Issue 2: Period imbalances
When comparing two performance periods with a standard calendar, you often will compare a period with unequal number of days or periods. For example if you want to compare January sales to February you can get misleading conclusions due to the unequal number of weekends and days in those periods.
In practice you have two choices:
compare periods with similar days (eg. the 28th of February compares should only compare up to the 28th of January) and you omit three days of January sales all together
compare have an imbalanced comparison (eg. the 28th of February compares to the 31st of January so that no days are lost).
this package does the second option which is ensure we don’t loose any of January’s sales but to help flag for imbalance, fpaR will add a column to let you know how many periods (eg. days) are in your comparison period to increase transparency to this dynamic.
To create this example, we will use the pmtd() function to calculate the prior month to date cumulative margin in the current month.
When we pass the ti object through to calculate() and filter the results for February 2022, we would see the below Table 3.
On 2022-02-28, we see that is comparing 31 days of the previous period to the 28 days in the current period.
what is going on under the hood
In financial planning and analysis, it is common to compare year-to-date (YTD) metrics against the previous year’s YTD to understand performance trends.
The function yoytd_fn() provides this functionality.
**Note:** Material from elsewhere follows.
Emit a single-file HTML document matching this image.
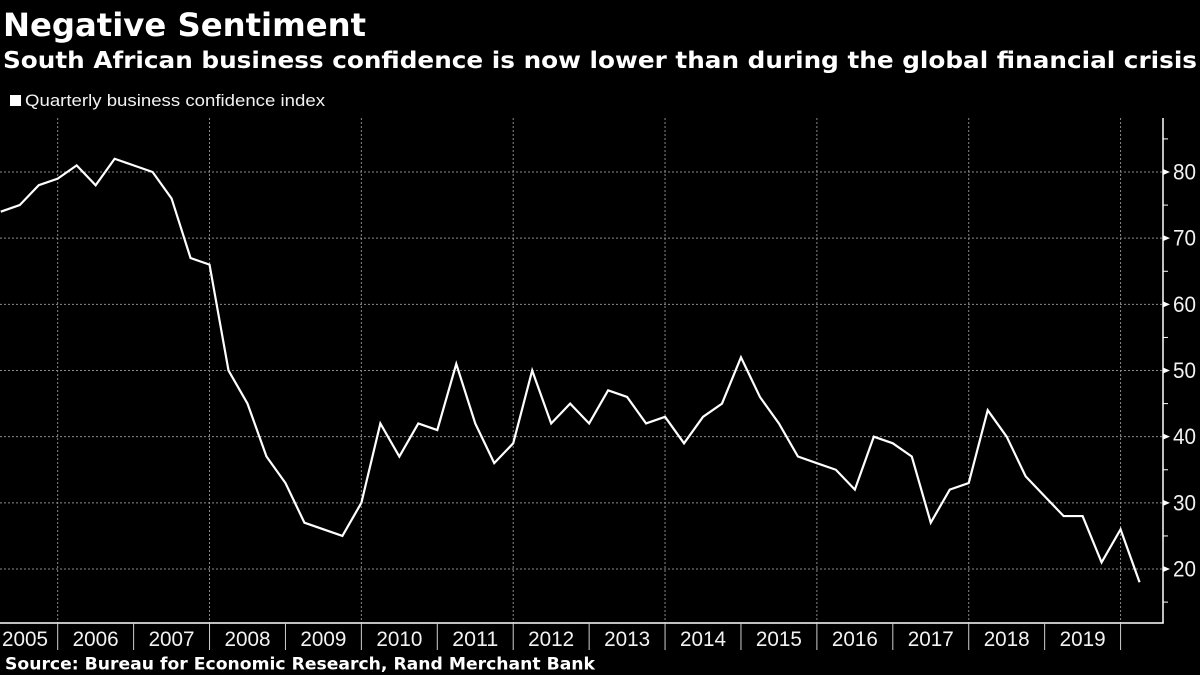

While it is an internal, non-exported function, it is called by [yoytd()] and executed through [calculate()].
This vignette explains what the function does, how it works, and how to work with its output.
Function Purpose
yoytd_fn() performs the following:
- Computes current year-to-date (YTD) values.
- Computes previous year-to-date (PYTD) values, optionally applying a lag.
- Joins YTD and PYTD tables together on
date, year, and grouping variables.
- Fills missing dates downward for consistency.
- Summarizes the data by summing the YTD and PYTD values by group.
The output is a DBI object that can be converted into a tibble using dplyr::collect() for further analysis.